The first implementation of SIMD was MMX, and nobody seems to know the exact meaning of MMX. It could mean Multi Media Extension or Multiple Math Extension or Matrix Math Extension. Anyway, MMX was superseded by Streaming SIMD Extension (SSE). Later SSE was extended by Advanced Vector Extension (AVX). Here we will give an introduction on SSE as a base to start, and in a later chapter we will give an introduction on AVX.
Scalar Data and Packed Data
A processor that supports SSE functionality has 16 additional 128-bit registers (xmm0 to xmm15) and a control register, mxcsr. We already used the xmm registers to do floating-point calculations, but we can do more with these advanced registers. The xmm registers can contain scalar data or packed data.

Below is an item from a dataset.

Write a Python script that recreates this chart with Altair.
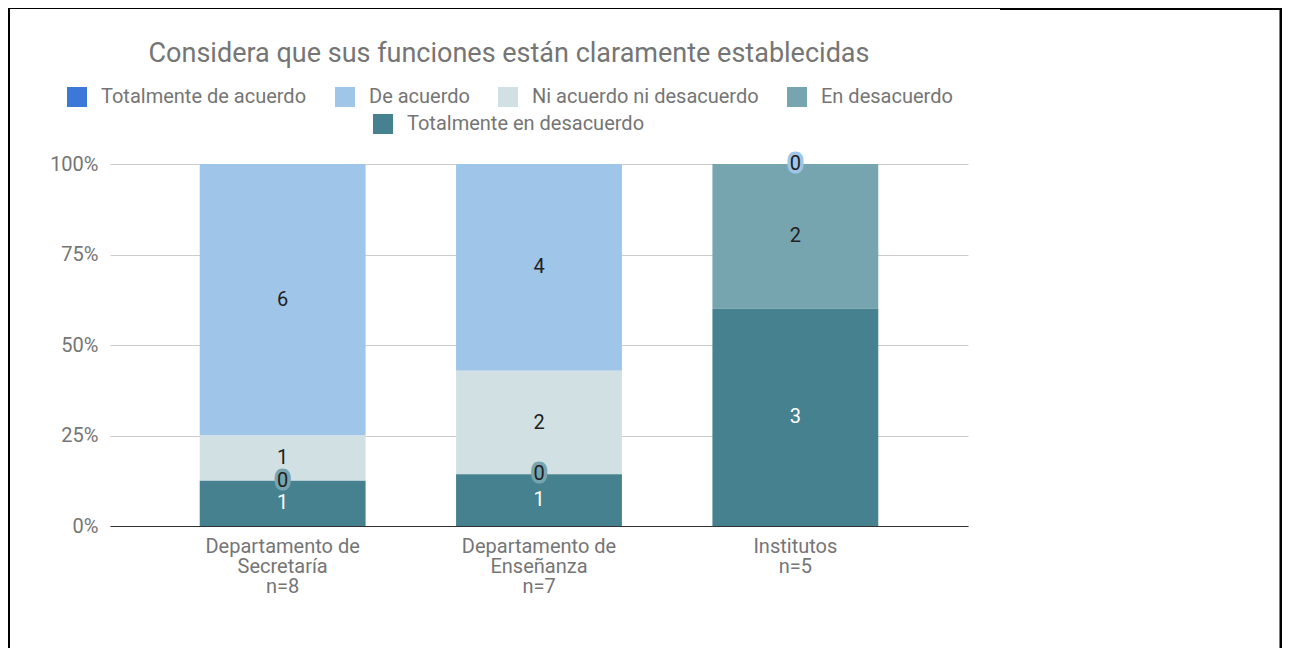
import altair as alt
import pandas as pd

# ---- data ----
categorias = ["Departamento de|Secretaría|n=8", "Departamento de|Enseñanza|n=7", "Institutos|n=5"]
series = ["Totalmente de acuerdo", "De acuerdo", "Ni acuerdo ni desacuerdo",
          "En desacuerdo", "Totalmente en desacuerdo"]
colores = ["#3c78d8", "#9fc5e8", "#d0e0e3", "#76a5af", "#45818e"]
# counts per category (None = no segment)
totalmente_de_acuerdo = [None, None, None]
de_acuerdo = [6, 4, 0]
ni_acuerdo = [1, 2, None]
en_desacuerdo = [0, 0, 2]
totalmente_en_desacuerdo = [1, 1, 3]
# stacking order, bottom to top
orden_apilado = ["Totalmente en desacuerdo", "En desacuerdo", "Ni acuerdo ni desacuerdo",
                 "De acuerdo", "Totalmente de acuerdo"]
y_ticks = [0, 0.25, 0.5, 0.75, 1]
titulo = "Considera que sus funciones están claramente establecidas"

valores = {
    "Totalmente de acuerdo": totalmente_de_acuerdo,
    "De acuerdo": de_acuerdo,
    "Ni acuerdo ni desacuerdo": ni_acuerdo,
    "En desacuerdo": en_desacuerdo,
    "Totalmente en desacuerdo": totalmente_en_desacuerdo,
}
rows = []
for s in series:
    for c, v in zip(categorias, valores[s]):
        if v is not None:
            rows.append({"categoria": c, "serie": s, "valor": v, "orden": orden_apilado.index(s)})
df = pd.DataFrame(rows)

FONT = "Roboto"
GRAY = "#757575"

base = (
    alt.Chart(df)
    .transform_joinaggregate(total="sum(valor)", groupby=["categoria"])
    .transform_window(acum="sum(valor)", sort=[alt.SortField("orden")],
                      groupby=["categoria"], frame=[None, 0])
    .transform_calculate(
        y0="(datum.acum - datum.valor) / datum.total",
        y1="datum.acum / datum.total",
        ymid="(datum.acum - datum.valor / 2) / datum.total",
    )
)

x_enc = alt.X(
    "categoria:N", sort=categorias,
    scale=alt.Scale(paddingInner=0.353, paddingOuter=0.35),
    axis=alt.Axis(title=None, labelAngle=0, labelExpr="split(datum.label, '|')",
                  ticks=False, tickSize=0, domainColor="#333333", domainWidth=1,
                  labelPadding=10, labelLineHeight=20, labelColor=GRAY,
                  labelFontSize=20, labelFont=FONT, grid=False),
)
y_axis = alt.Axis(values=y_ticks, format="%", title=None, domain=False, ticks=False,
                  tickSize=0, labelPadding=12, gridColor="#cccccc", labelColor=GRAY,
                  labelFontSize=20, labelFont=FONT)
y_scale = alt.Scale(domain=[0, 1], nice=False)

legend_common = dict(orient="none", direction="horizontal", title=None,
                     symbolType="square", symbolSize=400, symbolStrokeWidth=0,
                     labelFontSize=20, labelFont=FONT, labelColor=GRAY, labelLimit=0,
                     labelOffset=14, columnPadding=28, padding=0)

bars_a = base.transform_filter(
    alt.FieldOneOfPredicate(field="serie", oneOf=series[:4])
).mark_bar().encode(
    x=x_enc,
    y=alt.Y("y0:Q", scale=y_scale, axis=y_axis),
    y2="y1:Q",
    color=alt.Color("serie:N", scale=alt.Scale(domain=series[:4], range=colores[:4]),
                    legend=alt.Legend(legendX=-43, legendY=-77, **legend_common)),
)

bars_b = base.transform_filter(
    alt.FieldOneOfPredicate(field="serie", oneOf=series[4:])
).mark_bar().encode(
    x=x_enc,
    y=alt.Y("y0:Q", scale=y_scale, axis=y_axis),
    y2="y1:Q",
    color=alt.Color("serie:N", scale=alt.Scale(domain=series[4:], range=colores[4:]),
                    legend=alt.Legend(legendX=263, legendY=-50, **legend_common)),
)

halo = base.transform_filter("datum.valor == 0").mark_text(
    fontSize=20, font=FONT, strokeWidth=7, strokeJoin="round", baseline="middle"
).encode(
    x=x_enc,
    y=alt.Y("ymid:Q", scale=y_scale, axis=y_axis),
    text="valor:Q",
    stroke=alt.Stroke("serie:N", scale=alt.Scale(domain=series, range=colores), legend=None),
    fill=alt.Fill("serie:N", scale=alt.Scale(domain=series, range=colores), legend=None),
)

labels = base.mark_text(fontSize=20, font=FONT, baseline="middle").encode(
    x=x_enc,
    y=alt.Y("ymid:Q", scale=y_scale, axis=y_axis),
    text="valor:Q",
    color=alt.condition(alt.datum.serie == series[4], alt.value("white"), alt.value("#212121")),
)

marco_df = pd.DataFrame({"marco": [1]})
marco_izq = alt.Chart(marco_df).mark_rule(color="black", strokeWidth=2).encode(
    x=alt.value(-101), y=alt.value(-156), y2=alt.value(490))
marco_sup1 = alt.Chart(marco_df).mark_rule(color="black", strokeWidth=1).encode(
    x=alt.value(-102), x2=alt.value(890), y=alt.value(-155.5))
marco_sup2 = alt.Chart(marco_df).mark_rule(color="black", strokeWidth=2).encode(
    x=alt.value(890), x2=alt.value(1172), y=alt.value(-155))
marco_der = alt.Chart(marco_df).mark_rule(color="black", strokeWidth=2.5).encode(
    x=alt.value(1170.75), y=alt.value(-156), y2=alt.value(490))

chart = (
    alt.layer(bars_a, bars_b, halo, labels, marco_izq, marco_sup1, marco_sup2, marco_der)
    .resolve_scale(color="independent")
    .properties(
        width=858, height=362,
        padding={"left": 102, "top": 156, "right": 314, "bottom": 122},
        autosize=alt.AutoSizeParams(type="none"),
        title=alt.TitleParams(titulo, fontSize=27, font=FONT, fontWeight="normal",
                              color=GRAY, anchor="middle", frame="group", dx=-30,
                              baseline="alphabetic", offset=-82),
    )
    .configure(font=FONT)
    .configure_view(stroke=None)
)

chart.save("out.html", embed_options={"renderer": "svg", "actions": False})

Two 64-bit double-precision floating-point numbers
Four 32-bit single-precision floating-point numbers
Two 64-bit integers (quadwords)
Four 32-bit integers (double words)
Eight 16-bit short integers (words)
Sixteen 8-bit bytes or characters
There are distinct assembly instructions for scalar numbers and packed numbers. In the Intel manuals, you can see that there are a huge number of SSE instructions available. We will just use a couple of examples in this and the following chapters as an introduction to get you going.
In later chapters, we will use AVX functionality. AVX registers are double the size of xmm. The AVX registers are called ymm registers and have 256 bits. There is also AVX-512, which provides for AVX-512 registers that have 512 bits and are called zmm registers.
Because of the potential for parallel computing, SIMD can be used to speed up computations in a wide area of applications such as image processing, audio processing, signal processing, vector and matrix manipulations, and so on. In later chapters, we will use SIMD for doing matrix manipulations, but don’t worry; we will limit the mathematics to basic matrix operations. The purpose is to learn SIMD, not linear algebra.
Unaligned and Aligned Data
When using SSE, alignment means that data in section .data and in section .bss should be aligned on a 16-byte border. In NASM you can use the assembly directives align 16 and alignb 16 in front of the data to be aligned. In the upcoming chapters, you will see examples of this. For AVX, data should be aligned on a 32-byte border, and for AVX-512, data needs to be aligned on a 64-bit border.
Summary
SSE provides you with 16 additional 128-bit registers.
You know the difference between scalar data and packed data.
You know the importance of data alignment.